Material adverse impact on Leclerc or any other person
- In its reply, the CBC indicated that CBVT-DT holds only 28% of the television market shares and that only 7% of the market’s television viewers are exclusive to CBVT DT. Leclerc did not question the BBM data and considered that those numbers represent an enormous potential of television viewers. The Commission is of the view that the CBC is not subjecting Leclerc to a material adverse impact by refusing to offer advertising opportunities since Leclerc has access to 72% of the local television advertising inventory by advertising on TVA and V and that it can therefore reach 93% of the television viewers in the market.
- In addition, the Commission notes that the advertising and media market of the city of Québec is large and well-developed, with various platforms. The Commission therefore considers that the impact of not providing advertising time for Leclerc’s stations on CBVT-DT is very limited given that the complainant has other options at its disposal to promote its radio stations, both on conventional television and on other platforms (for example, daily newspapers and the local digital media).

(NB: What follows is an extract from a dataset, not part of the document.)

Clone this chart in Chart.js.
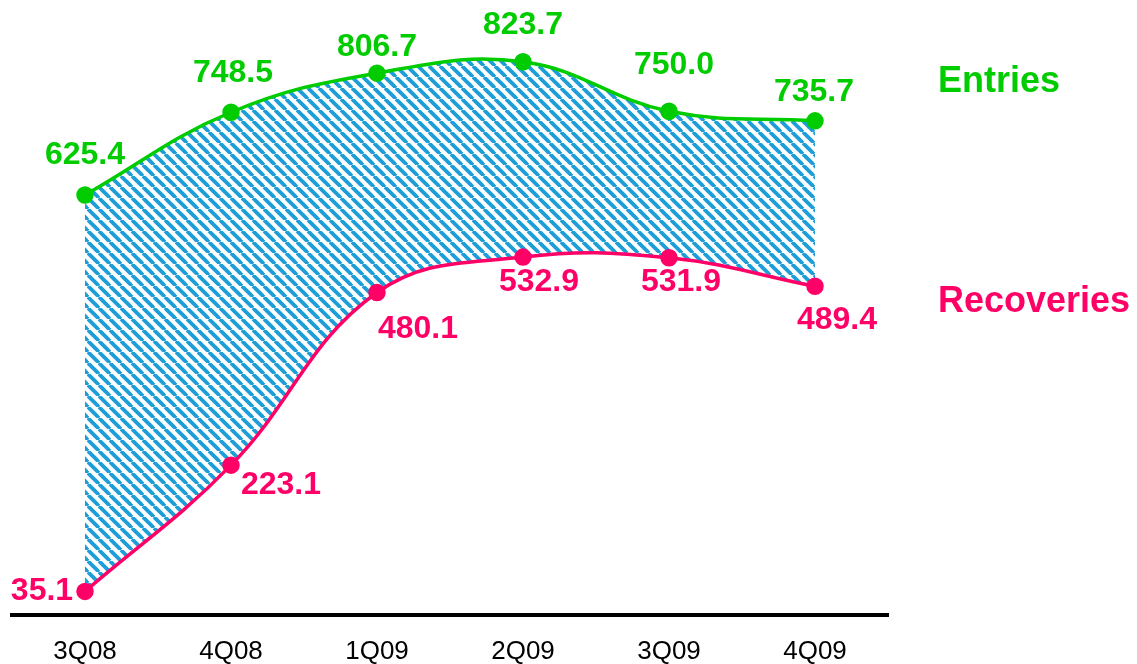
<!DOCTYPE html>
<html>
<head>
<meta charset="utf-8">
<script src="https://cdn.jsdelivr.net/npm/chart.js@4"></script>
<style>
    html, body { margin: 0; padding: 0; background: #fff; }
    #wrap { width: 1137px; height: 664px; position: relative; }
</style>
</head>
<body>
<div id="wrap"><canvas id="myChart"></canvas></div>
<script>
const quarters = ['3Q08', '4Q08', '1Q09', '2Q09', '3Q09', '4Q09'];
const entries = [625.4, 748.5, 806.7, 823.7, 750.0, 735.7];
const recoveries = [35.1, 223.1, 480.1, 532.9, 531.9, 489.4];

const green = '#00cc00';
const pink = '#ff0066';

// diagonal hatch for the gap between the two lines
function makeHatch() {
    const size = 11;
    const c = document.createElement('canvas');
    c.width = size;
    c.height = size;
    const ctx = c.getContext('2d');
    ctx.strokeStyle = '#1e9ed8';
    ctx.lineWidth = 3.8;
    [-size, 0, size].forEach(k => {
        ctx.beginPath();
        ctx.moveTo(k, 0);
        ctx.lineTo(k + size, size);
        ctx.stroke();
    });
    return document.getElementById('myChart').getContext('2d').createPattern(c, 'repeat');
}

// value labels next to each point
const valueLabels = {
    id: 'valueLabels',
    afterDatasetsDraw(chart, args, opts) {
        const ctx = chart.ctx;
        ctx.save();
        ctx.font = 'bold 32px "Liberation Sans", Arial, sans-serif';
        ctx.textAlign = 'center';
        ctx.textBaseline = 'middle';
        chart.data.datasets.forEach((ds, i) => {
            const meta = chart.getDatasetMeta(i);
            const offs = opts.offsets[i];
            ctx.fillStyle = ds.borderColor;
            meta.data.forEach((pt, j) => {
                ctx.fillText(ds.data[j].toFixed(1), pt.x + offs[j][0], pt.y + offs[j][1]);
            });
        });
        // series names on the right
        ctx.font = 'bold 36px "Liberation Sans", Arial, sans-serif';
        ctx.textAlign = 'left';
        chart.data.datasets.forEach((ds, i) => {
            ctx.fillStyle = ds.borderColor;
            ctx.fillText(ds.label, opts.namePos[i][0], opts.namePos[i][1]);
        });
        ctx.restore();
    }
};

new Chart(document.getElementById('myChart'), {
    type: 'line',
    data: {
        labels: quarters,
        datasets: [{
            label: 'Entries',
            data: entries,
            borderColor: green,
            backgroundColor: makeHatch(),
            pointBackgroundColor: green,
            pointBorderColor: green,
            borderWidth: 3.5,
            pointRadius: 7,
            tension: 0.4,
            fill: '+1'
        }, {
            label: 'Recoveries',
            data: recoveries,
            borderColor: pink,
            pointBackgroundColor: pink,
            pointBorderColor: pink,
            borderWidth: 3.5,
            pointRadius: 7,
            tension: 0.4,
            fill: false
        }]
    },
    options: {
        responsive: true,
        maintainAspectRatio: false,
        animation: false,
        layout: {
            padding: {left: 12, right: 249, top: 4, bottom: -25}
        },
        scales: {
            x: {
                offset: true,
                grid: {display: false, drawTicks: false},
                border: {display: true, color: '#000', width: 4},
                ticks: {
                    color: '#000',
                    padding: 24,
                    font: {family: '"Liberation Sans", Arial, sans-serif', size: 26, lineHeight: 1}
                }
            },
            y: {
                display: false,
                min: 0,
                max: 900
            }
        },
        plugins: {
            legend: {display: false},
            tooltip: {enabled: false},
            filler: {drawTime: 'beforeDatasetsDraw'},
            valueLabels: {
                offsets: [
                    [[0, -40], [2, -39], [0, -26], [0, -37], [5, -46], [-1, -29]],
                    [[-43, 0], [50, 20], [41, 37], [16, 25], [12, 24], [22, 34]]
                ],
                namePos: [[938, 82], [938, 302]]
            }
        }
    },
    plugins: [valueLabels]
});
</script>
</body>
</html>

- In light of the above, the Commission considers that the CBC has demonstrated that Leclerc did not experience any material adverse impact as a result of its refusal to broadcast Leclerc’s advertising campaign on CBVT-DT.
- However, the Commission questions the true motives of the CBC, which continues to turn away a client that does not belong to a vertically integrated group on the grounds that it is in competition with its operations. The Commission takes this opportunity to suggest that the CBC focus less on viewing other players in Canada’s communications ecosystem as competitors and put more effort into fulfilling its public service mandate.

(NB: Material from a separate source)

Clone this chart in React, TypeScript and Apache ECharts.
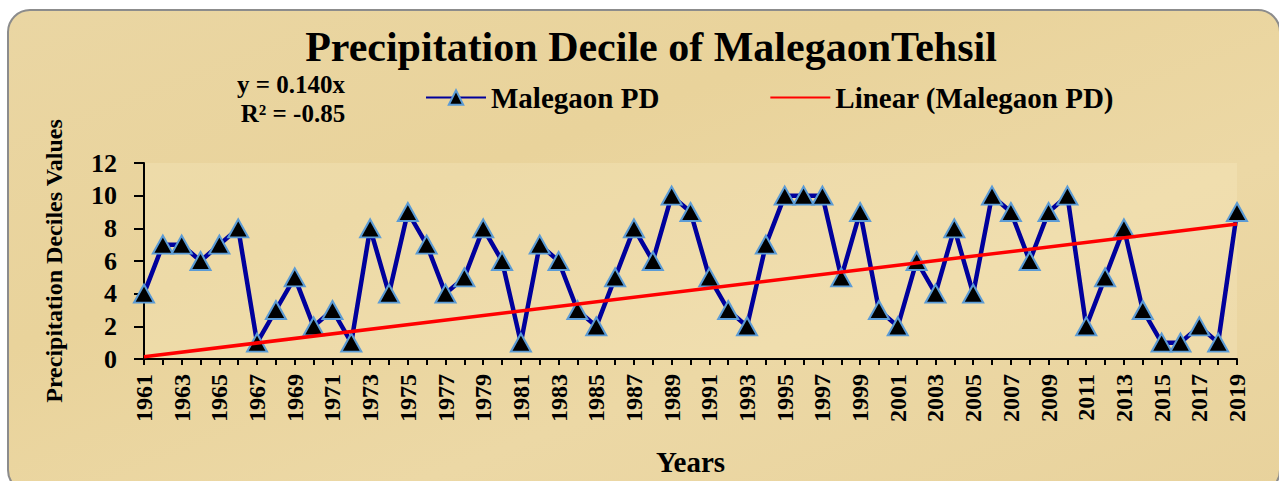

Impact on the achievement of the objectives of the Act
- Given the CBC’s arguments (particularly those set out in paragraphs 6 and 7 above), the Commission is of the view that the CBC has demonstrated that Leclerc’s claim that the CBC failed to meet the objectives of the Act when it refused to broadcast advertisements for Leclerc’s stations is unfounded.
- To find that the CBC acted in a manner contrary to the objective of “actively contribut[ing] to the flow and exchange of cultural expression” by refusing to broadcast advertisements for private radio stations whose programming also contributes to this objective would be excessive. Moreover, the Commission considers that the CBC’s refusal is not intended to limit the programming diversity of the Québec local market or any other objective of the Act that the Leclerc stations could potentially achieve.
- In light of the above, the Commission considers that Leclerc did not experience any material adverse impact and was not unduly restricted in achieving the objectives of the Act as a result of the CBC’s actions.
- In light of all of the above, theCommission finds that the Canadian Broadcasting Corporation gave itself preference and subjected Leclerc Communication inc. to a disadvantage, but that the preference and the disadvantage were not undue. Accordingly, the Commission dismisses Leclerc’s complaint.